In the scenario where Price opts out, it is a given that there’s a market for his services that would result in a larger payday awaiting him in some other city. I’m not particularly convinced by the annual average value argument, as if a team was willing to pay him 6/$150M, they’d likely be willing to trade for Price at 4/$127M and then sign him to an extension that pushed some of the present money back into the new years of the deal; Price doesn’t have to be a free agent for an acquiring team to re-work his contract, after all, and plenty of trades are made contingent upon a player agreeing to a contract with their new team as part of the deal.

But I think Josh raises a point about the potential frictional costs of making a deal that are worth considering. In the scenario where Price has positive value in three years, he’s clearly pitched well to that point, and teams are often reluctant to trade star players who are performing at a high level, even if you could argue that there are signs that point to it being a rational decision in order to do so. The opt-out could force a rational decision upon the Red Sox where irrationality would prevail otherwise. While a team owning a positive-value contract without an opt-out always has the option of essentially forcing an a similar outcome if they so choose — MLB has the waiver system, and any player claimed on waivers could always be given away at any point, so a team is never really stuck with a long-term contract that has positive value relative to the market rate — often contracts at this valuation come with no-trade clauses, which complicates the ease of making a trade, even if a team decided they wanted to do so.

There are frictional costs to trying to trade highly paid star players, and regularly, teams end up hanging onto expensive aging players beyond their sell-by date because of the perception backlash that comes with trading a face-of-the-franchise type of talent. So, perhaps the theoretical upside of the potential trade value is overstated, if a team isn’t willing to act on that trade value. And the point about the qualifying offer is completely correct; even though a team doesn’t get to trade a player who opted out, in the current form, they are compensated with an asset valued at roughly $10 million in exchange for the player leaving for another organization.

We don’t know that the qualifying offer system will survive the next round of CBA negotiations, so a team signing a player to a deal with an opt-out this winter shouldn’t count on the fact that they will get draft pick compensation if the player outs out, but it is a potential benefit that could be realized by a team that has a star player opt-out in the future. The draft pick isn’t going to wholly compensate a team for the entirety of a player’s positive trade value in most cases, but we shouldn’t also assume that a team who has a player opt-out gets nothing in return; it’s the marginal gap between the potential crop of prospects and the draft pick that matters.

But beyond that, the increased likelihood of the team’s ability to walk away from an extension versus choosing to trade the final years of a deal also have to be factored in. And when we look at how irregularly teams choose to trade these types of players, it’s a fair point to suggest that the opt-out may force them into a good decision more frequently.

Overall, the opt-out is still always going to be a player-friendly perk, and one that benefits the player more than it benefits the team.
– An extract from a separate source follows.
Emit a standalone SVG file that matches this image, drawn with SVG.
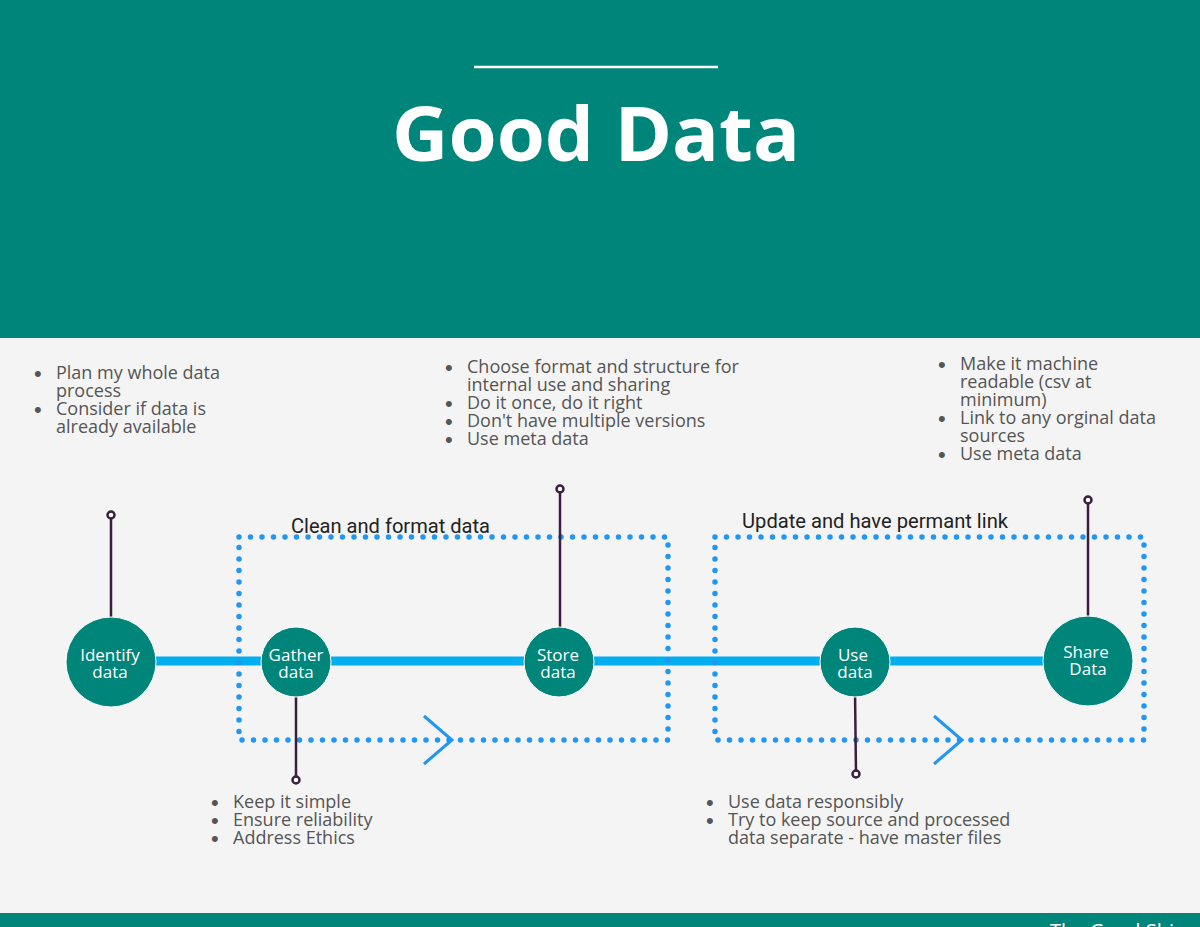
<svg xmlns="http://www.w3.org/2000/svg" width="1200" height="927" viewBox="0 0 1200 927">
<style>
.b{font-family:"Open Sans","Liberation Sans",sans-serif;font-size:18px;fill:#555}
.bu{font-family:"Liberation Sans",sans-serif;font-size:22px;fill:#555}
.n{font-family:"Open Sans","Liberation Sans",sans-serif;font-size:17px;fill:#fff;text-anchor:middle}
.nd{fill:#00857A;stroke:#fff;stroke-width:1}
.st{stroke:#3a1f3d;stroke-width:2.5}
.pin{fill:#fff;stroke:#3a1f3d;stroke-width:2.5}
.dot{fill:none;stroke:#2196F3;stroke-width:5.5;stroke-linecap:round;stroke-dasharray:0 11.5}
.chev{fill:none;stroke:#2196F3;stroke-width:3}
.lbl{font-family:"Roboto","Liberation Sans",sans-serif;font-size:21px;fill:#222}
</style>
<rect width="1200" height="927" fill="#F4F4F4"/>
<rect width="1200" height="338" fill="#00857A"/>
<line x1="474" y1="67" x2="718" y2="67" stroke="#fff" stroke-width="2.5"/>
<text x="596" y="161" text-anchor="middle" font-family="'Open Sans','Liberation Sans',sans-serif" font-weight="700" font-size="76" fill="#fff" textLength="408" lengthAdjust="spacingAndGlyphs">Good Data</text>
<rect y="913" width="1200" height="14" fill="#00857A"/>
<text x="1050" y="938" font-family="'Open Sans','Liberation Sans',sans-serif" font-size="20" fill="#fff">The Good Ship</text>
<g id="connectors">
<line x1="110" y1="661" x2="1088" y2="661" stroke="#03AEEF" stroke-width="9"/>
<rect class="dot" x="239" y="537" width="429" height="203"/>
<rect class="dot" x="715" y="537" width="429" height="203"/>
<polyline class="chev" points="424,716 452,740 424,764"/>
<polyline class="chev" points="934,716 962,740 934,764"/>
<text class="lbl" x="291" y="533" textLength="199" lengthAdjust="spacingAndGlyphs">Clean and format data</text>
<text class="lbl" x="742" y="528" textLength="266" lengthAdjust="spacingAndGlyphs">Update and have permant link</text>
</g>
<g id="identify"><line class="st" x1="111" y1="515" x2="111" y2="620"/><circle class="pin" cx="111" cy="515" r="3.5"/><circle class="nd" cx="111" cy="662" r="45"/><text class="n" x="110" y="661">Identify</text><text class="n" x="110" y="678">data</text></g>
<g id="gather"><line class="st" x1="296" y1="690" x2="296" y2="780"/><circle class="pin" cx="296" cy="780" r="3.5"/><circle class="nd" cx="296" cy="662" r="35"/><text class="n" x="296" y="661">Gather</text><text class="n" x="296" y="678">data</text></g>
<g id="store"><line class="st" x1="560" y1="489" x2="560" y2="630"/><circle class="pin" cx="560" cy="489" r="3.5"/><circle class="nd" cx="559" cy="662" r="35"/><text class="n" x="558" y="661">Store</text><text class="n" x="558" y="678">data</text></g>
<g id="use"><line class="st" x1="855" y1="690" x2="856" y2="774"/><circle class="pin" cx="856" cy="774" r="3.5"/><circle class="nd" cx="855" cy="662" r="35"/><text class="n" x="853" y="661">Use</text><text class="n" x="855" y="678">data</text></g>
<g id="share"><line class="st" x1="1088" y1="500" x2="1088" y2="620"/><circle class="pin" cx="1088" cy="500" r="3.5"/><circle class="nd" cx="1088" cy="661" r="45"/><text class="n" x="1086" y="658">Share</text><text class="n" x="1088" y="675">Data</text></g>
<g id="notes">
<g class="bu">
<text x="34" y="381">•</text><text x="34" y="417">•</text>
<text x="445" y="375">•</text><text x="445" y="411">•</text><text x="445" y="429">•</text><text x="445" y="447">•</text>
<text x="938" y="372">•</text><text x="938" y="426">•</text><text x="938" y="462">•</text>
<text x="211" y="810">•</text><text x="211" y="828">•</text><text x="211" y="846">•</text>
<text x="706" y="810">•</text><text x="706" y="828">•</text>
</g>
<g class="b">
<text x="56" y="379">Plan my whole data</text><text x="56" y="397">process</text>
<text x="56" y="415">Consider if data is</text><text x="56" y="433">already available</text>
<text x="467" y="373">Choose format and structure for</text><text x="467" y="391">internal use and sharing</text>
<text x="467" y="409">Do it once, do it right</text>
<text x="467" y="427">Don't have multiple versions</text>
<text x="467" y="445">Use meta data</text>
<text x="960" y="370">Make it machine</text><text x="960" y="388">readable (csv at</text><text x="960" y="406">minimum)</text>
<text x="960" y="424">Link to any orginal data</text><text x="960" y="442">sources</text>
<text x="960" y="460">Use meta data</text>
<text x="233" y="808">Keep it simple</text>
<text x="233" y="826">Ensure reliability</text>
<text x="233" y="844">Address Ethics</text>
<text x="728" y="808">Use data responsibly</text>
<text x="728" y="826">Try to keep source and processed</text><text x="728" y="844">data separate - have master files</text>
</g></g>
</svg>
But given the frictional costs involved with actualizing the trade value of a star player versus receiving compensation if the player forces the team into walking away from the risk of the longer-term commitment, the marginal cost of an opt-out to a team may be diminished somewhat. And if a team can get a player to leave $15 or $20 million in guaranteed money on the table — especially by taking a lower annual salary up front, and pushing more of their compensation to the end of the deal, after the opt-out decision has to be made — in order to obtain the opt-out, then it can be a perfectly rational decision to include one in a contract.